7. Limitations, Open Challenges, and Research Directions
Despite their general power and flexibility, recursive adaptive partitioning methods have known limitations:
- Statistical-Computational Barriers: For certain function classes failing MSP or with complex high-order interactions, greedy partitioning can be fundamentally limited, requiring exponential samples or yielding poor uniform convergence rates even as predictive mean squared error converges (Tan et al., 2024, Cattaneo et al., 2022).
- Pointwise Convergence Issues: Adaptive recursive trees can fail to achieve polynomial uniform convergence in boundary or low-signal regions; random forests remedy this but at the expense of interpretability and additional hyperparameters (Cattaneo et al., 2022).
- Model Selection and Hyperparameter Sensitivity: Stopping criteria, minimum node sizes, regularization/penalty parameters, and the specifics of the splitting criterion can strongly influence partition depth, overfitting risk, and inferential validity.
- Interpretability vs.

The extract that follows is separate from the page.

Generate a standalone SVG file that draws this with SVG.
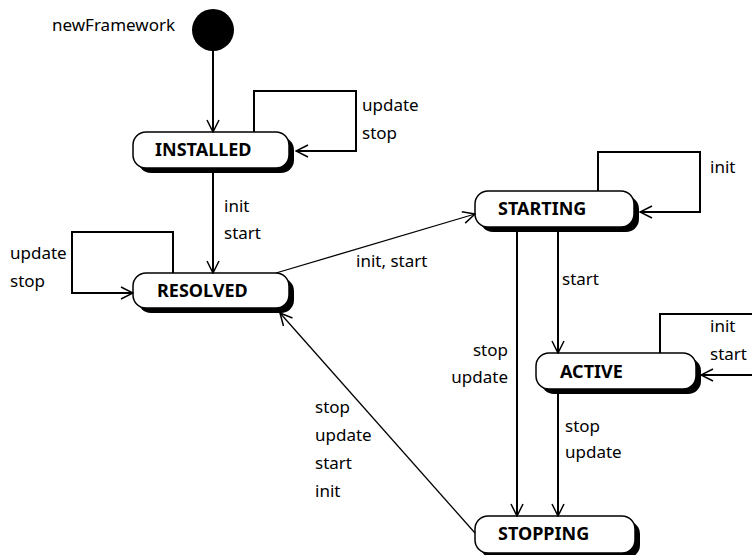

Accuracy Trade-off: While small trees offer transparent rules, high accuracy often requires deeper or forest-based models with reduced direct interpretability.
- Open Research Questions: The open questions include finer characterizations of the statistical-computational gap, improvements to greedy or global search algorithms, extensions to non-axis-aligned or non-binary splits, and integration with neural and kernel-based learners.
In sum, recursive adaptive partitioning is a unifying and powerful paradigm enabling local adaptivity, scalability, and, in many cases, strong theoretical support for a wide range of statistical, computational, and engineering tasks in modern data science (Ma, 2016, Tan et al., 2024, Kallus, 2016, Thomas et al., 2018, Faraj et al., 2022, Huber et al., 2020, Cattaneo et al., 2022, Erb, 2021, Schlag et al., 2015, Barzegary et al., 2022).